What I described in my previous posts works the opposite way.
1) First find the normal simplest-first solution and its W rating, say k;
2) Decide on some reasonable value (k2) for the maximum length of chains above which you are not interested by a solution with any number of steps; IMO, this shouldn't be much more than k+2;
3) find the 1-step solutions in Wk2, first looking for the T-anti-backdoors (an easy task)
4) if none, find the 2-step solutions in Wk2, as described in my previous post;
5) if none, ...

I understood well.

The problem with both approaches is the exponential growth (with n) of the number of cases to consider (if we want to find the shortest chains, we have to consider all the cases). How far (wrt n) have you tried to go?

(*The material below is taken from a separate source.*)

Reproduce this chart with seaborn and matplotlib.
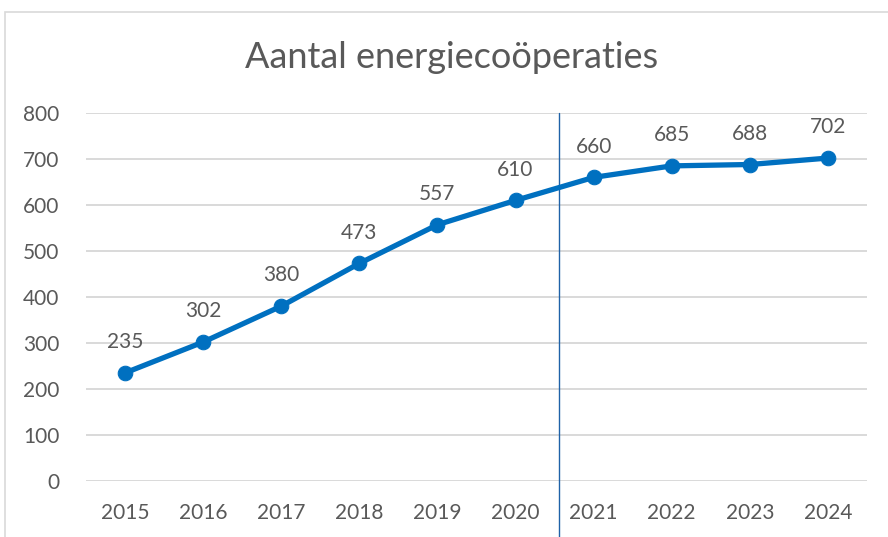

Surely, even without looking for the shortest chains ! I do the test of the criterion described above only for n <= 3. Execution time is about 1s for n = 2 and 1mn for n = 3. Beyond that it must be much too long.

[denis_berthier]

the goal of my new procedure is not to find systematically n-step solutions with n whips[<=p] or braids[<=m]. It's goal is to be able to say that such n-steps are certainly impossible if a simple criterion is verified.

I see. A quick T&E pre-test before looking for n-step solutions if the test fails. Good idea.